As carriers are currently competing to get their 5G networks rolled out and phone manufacturers are rushing to get their 5G devices on shelves, Qualcomm is at the center of it all. This 5G rush has been great news for Qualcomm and its 5G modems, and at IFA 2019 today, the company announced what’s next for its 5G strategy. Not only is Qualcomm going to give its 5G systems a consistent identity, but it’s also gearing up to launch a new fixed-point 5G modem and expand its SoC platforms that support 5G.
That last point is particularly crucial. Qualcomm revealed today that multiple tiers of its Snapdragon platform will be supporting 5G by some point in 2020. When that expansion is done, chipsets in the Snapdragon 8, 7, and 6 lines will all support 5G, greatly increasing the number of phones that can tap into these faster mobile networks around the world.
Thus far, 5G has been territory we’ve really only seen expensive flagship devices powered by Snapdragon 8 series SoCs step into. Once Qualcomm expands 5G functionality to its 6 series and 7 series processors, though, 5G will no longer be the domain of only top-end devices.

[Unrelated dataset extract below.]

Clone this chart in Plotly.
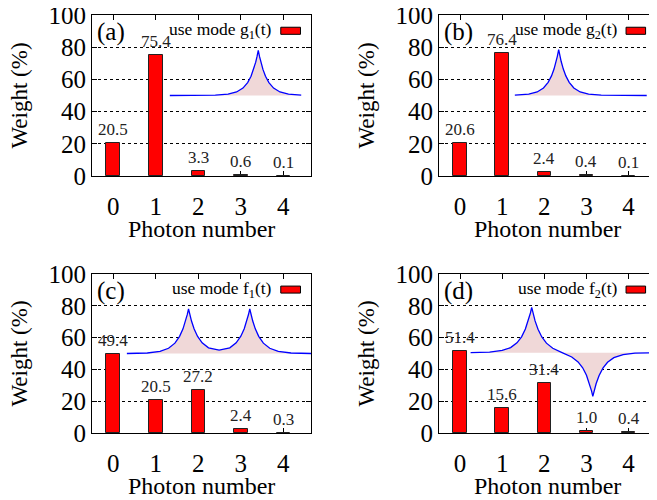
import plotly.graph_objects as go

# ---------------- data ----------------
photon = [0, 1, 2, 3, 4]
x_ticklabels = ["0", "1", "2", "3", "4"]
y_ticks = [0, 20, 40, 60, 80, 100]

weights_a = [20.5, 75.4, 3.3, 0.6, 0.1]
weights_b = [20.6, 76.4, 2.4, 0.4, 0.1]
weights_c = [49.4, 20.5, 27.2, 2.4, 0.3]
weights_d = [51.4, 15.6, 31.4, 1.0, 0.4]

panel_labels = ["(a)", "(b)", "(c)", "(d)"]
legend_texts = ["use mode g<sub>1</sub>(t)", "use mode g<sub>2</sub>(t)",
                "use mode f<sub>1</sub>(t)", "use mode f<sub>2</sub>(t)"]
x_title = "Photon number"
y_title = "Weight (%)"

# inset mode-shape curves (in axis units)
mode_a_x = [1.33, 2.0, 2.4, 2.7, 2.9, 3.05, 3.16, 3.24, 3.30, 3.35, 3.38, 3.41,
            3.44, 3.47, 3.52, 3.58, 3.66, 3.77, 3.92, 4.12, 4.42]
mode_a_y = [50.0, 50.0, 50.2, 50.8, 52.2, 54.6, 58.0, 62.0, 66.2, 70.7, 74.1, 78.0,
            74.1, 70.7, 66.2, 62.0, 58.0, 54.6, 52.2, 50.8, 50.2]

mode_b_x = [1.30, 1.63, 1.83, 1.98, 2.09, 2.17, 2.23, 2.28, 2.31, 2.34, 2.37, 2.40,
            2.45, 2.51, 2.59, 2.70, 2.85, 3.05, 3.35, 3.75, 4.43]
mode_b_y = [50.2, 50.8, 52.2, 54.7, 58.2, 62.2, 66.4, 71.1, 74.5, 78.5, 74.5, 71.1,
            66.4, 62.2, 58.2, 54.7, 52.2, 50.8, 50.2, 50.0, 50.0]

mode_c_x = [0.32, 0.8, 1.1, 1.3, 1.45, 1.56, 1.64, 1.70, 1.74, 1.77, 1.80, 1.84,
            1.90, 1.98, 2.09, 2.24, 2.49, 2.74, 2.89, 3.00, 3.08, 3.14, 3.18, 3.21,
            3.24, 3.28, 3.34, 3.42, 3.53, 3.68, 3.88, 4.18, 4.65]
mode_c_y = [50.0, 50.3, 51.3, 53.3, 56.5, 60.8, 65.5, 70.4, 74.4, 78.0, 74.5, 70.4,
            65.6, 60.9, 56.7, 53.6, 52.1, 53.6, 56.7, 60.9, 65.6, 70.4, 74.5, 78.0,
            74.4, 70.4, 65.5, 60.8, 56.5, 53.3, 51.3, 50.3, 50.0]

mode_d_x = [0.25, 0.7, 1.0, 1.2, 1.35, 1.46, 1.55, 1.62, 1.67, 1.70, 1.73, 1.78,
            1.85, 1.94, 2.05, 2.2, 2.42, 2.65, 2.8, 2.91, 3.0, 3.07, 3.12, 3.15,
            3.18, 3.23, 3.30, 3.39, 3.50, 3.65, 3.87, 4.15, 4.65]
mode_d_y = [50.5, 50.9, 51.9, 53.7, 56.7, 60.5, 65.4, 70.6, 75.5, 79.0, 75.4, 70.5,
            65.3, 60.4, 56.5, 53.3, 50.6, 47.8, 44.7, 41.0, 36.3, 31.2, 26.5, 23.0,
            26.5, 31.1, 36.2, 40.8, 44.5, 47.4, 49.3, 50.2, 50.5]
mode_baselines = [50.0, 50.0, 50.0, 50.5]

weights = [weights_a, weights_b, weights_c, weights_d]
modes = [(mode_a_x, mode_a_y), (mode_b_x, mode_b_y),
         (mode_c_x, mode_c_y), (mode_d_x, mode_d_y)]

# ---------------- layout geometry ----------------
# page has an 8px body margin, so the figure is 649x492 drawn at (8, 8)
W, H = 649, 492
OFF = 8
x_doms = [[(92 - OFF) / W, (311 - OFF) / W], [(439 - OFF) / W, (656 - OFF) / W]]
y_doms = [[1 - (176 - OFF) / H, 1 - (15 - OFF) / H],
          [1 - (433 - OFF) / H, 1 - (274 - OFF) / H]]
panel_dom = [(0, 0), (1, 0), (0, 1), (1, 1)]

FONT = "Liberation Serif"
BAR_RED = "#ff0000"
CURVE_BLUE = "#0000ff"
FILL_PINK = "#f0d8d8"

fig = go.Figure()
annotations = []
shapes = []

for k in range(4):
    sfx = "" if k == 0 else str(k + 1)
    xa, ya = "x" + sfx, "y" + sfx
    xd, yd = xa + " domain", ya + " domain"
    mx, my = modes[k]
    base = mode_baselines[k]

    # bars
    fig.add_trace(go.Bar(x=photon, y=weights[k], width=0.32,
                         marker=dict(color=BAR_RED, line=dict(color="#222222", width=1)),
                         xaxis=xa, yaxis=ya, showlegend=False, hoverinfo="x+y"))
    # inset: baseline then curve filled to it
    fig.add_trace(go.Scatter(x=[mx[0], mx[-1]], y=[base, base], mode="lines",
                             line=dict(width=0, color=FILL_PINK),
                             xaxis=xa, yaxis=ya, showlegend=False, hoverinfo="skip"))
    fig.add_trace(go.Scatter(x=mx, y=my, mode="lines", fill="tonexty",
                             fillcolor=FILL_PINK,
                             line=dict(color=CURVE_BLUE, width=1.3),
                             xaxis=xa, yaxis=ya, showlegend=False))

    # value labels
    for xi, v in zip(photon, weights[k]):
        annotations.append(dict(x=xi, y=v, xref=xa, yref=ya, text=f"{v:.1f}",
                                showarrow=False, yanchor="bottom", yshift=2,
                                font=dict(family=FONT, size=17, color="#222222")))
    # panel label
    annotations.append(dict(x=0.015, y=0.895, xref=xd, yref=yd,
                            text=panel_labels[k], showarrow=False,
                            xanchor="left", yanchor="middle",
                            font=dict(family=FONT, size=25, color="black")))
    # legend text and key
    annotations.append(dict(x=0.832, y=0.905, xref=xd, yref=yd,
                            text=legend_texts[k], showarrow=False,
                            xanchor="right", yanchor="middle",
                            font=dict(family=FONT, size=17.5, color="black")))
    shapes.append(dict(type="rect", xref=xd, yref=yd,
                       x0=0.862, x1=0.952, y0=0.880, y1=0.924,
                       fillcolor=BAR_RED, line=dict(color="black", width=1)))
    # axis titles
    annotations.append(dict(x=0.5, y=0, xref=xd, yref=yd, text=x_title,
                            showarrow=False, xanchor="center", yanchor="middle",
                            yshift=-53,
                            font=dict(family=FONT, size=24, color="black")))
    annotations.append(dict(x=0, y=0.5, xref=xd, yref=yd, text=y_title,
                            showarrow=False, xanchor="center", yanchor="middle",
                            xshift=-73, textangle=-90,
                            font=dict(family=FONT, size=23, color="black")))

    col, row = panel_dom[k]
    axis_common = dict(showline=True, linecolor="black", linewidth=1.2, mirror="ticks",
                       ticks="inside", ticklen=5, tickcolor="black", zeroline=False,
                       automargin=False, ticklabeloverflow="allow",
                       tickfont=dict(family=FONT, size=25, color="black"))
    fig.layout["xaxis" + sfx] = dict(
        domain=x_doms[col], anchor=ya, range=[-0.5, 4.65],
        tickvals=photon, ticktext=x_ticklabels, showgrid=False,
        ticklabelstandoff=8, layer="below traces",
        **axis_common)
    fig.layout["yaxis" + sfx] = dict(
        domain=y_doms[row], anchor=xa, range=[0, 100],
        tickvals=y_ticks, showgrid=True, gridcolor="black", griddash="dot",
        gridwidth=1,
        **axis_common)

fig.update_layout(width=W, height=H,
                  margin=dict(l=0, r=0, t=0, b=0, pad=0, autoexpand=False),
                  plot_bgcolor="white", paper_bgcolor="white",
                  annotations=annotations, shapes=shapes,
                  font=dict(family=FONT, color="black"), bargap=0)

fig.write_html("out.html")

That’s especially important, because mid-range phones are an important segment of the market for all manufacturers. Last month, a study on the European phone market by Canalys found that mid-range devices were a big moneymaker for companies like Samsung in Q2 2019, and sales of those phones helped the company cement a dominant lead in market share. In emerging markets, mid-range phones drive sales, so equipping 6 series and 7 series SoCs with 5G capabilities is something that will definitely help 5G adoption around the world.
Qualcomm said today that 12 OEMs have already signed on to use its new 7nm, 5G-equipped 7 series SoCs, including OPPO, Redmi, Motorola, HMD Global, and LG. We’ll see 5G 7 series chipsets launch in the fourth quarter of 2019, ahead of the launch of these 6 series SoCs in the second half of 2020.
Qualcomm Snapdragon 5G Modem-RF System
Qualcomm also revealed today that it will be giving its 5G chipset a new name. From here on out, the chipsets containing Qualcomm’s 5G modem, RF transceiver, and RF front-end will be known officially as the “Qualcomm Snapdragon 5G Modem-RF System.” So, for instance, the Snapdragon X55 modem that’s already appeared in some 5G devices will be called the Snapdragon X55 5G Modem-RF System.
These modem-RF systems support mmWave, Sub-6, and LTE technologies, along with Qualcomm tech like Smart Transmit, 5G PowerSave, and Wideband Envelope Tracking. Qualcomm says that we’ll see its new modem-RF systems in devices ranging from smartphones and laptops to fixed access points and cars beginning later this year.
Speaking of fixed access points, Qualcomm today also announced the QTM527 mmWave antenna module, which uses the Snapdragon X55 5G Modem-RF System. With this, carriers will be able to offer fixed 5G service for use in homes and businesses, potentially giving those in suburban and rural areas more options aside from broadband, fiber, or satellite internet.
Qualcomm claims that the QTM527 module “offers fiber-equivalent performance at extended range,” and has the benefit of letting companies and consumers skip the “last-mile” roll out of fiber networks. The company is sampling the QTM527 to customers now and expects it and modules like it to become available in fixed access points beginning in the first half of next year.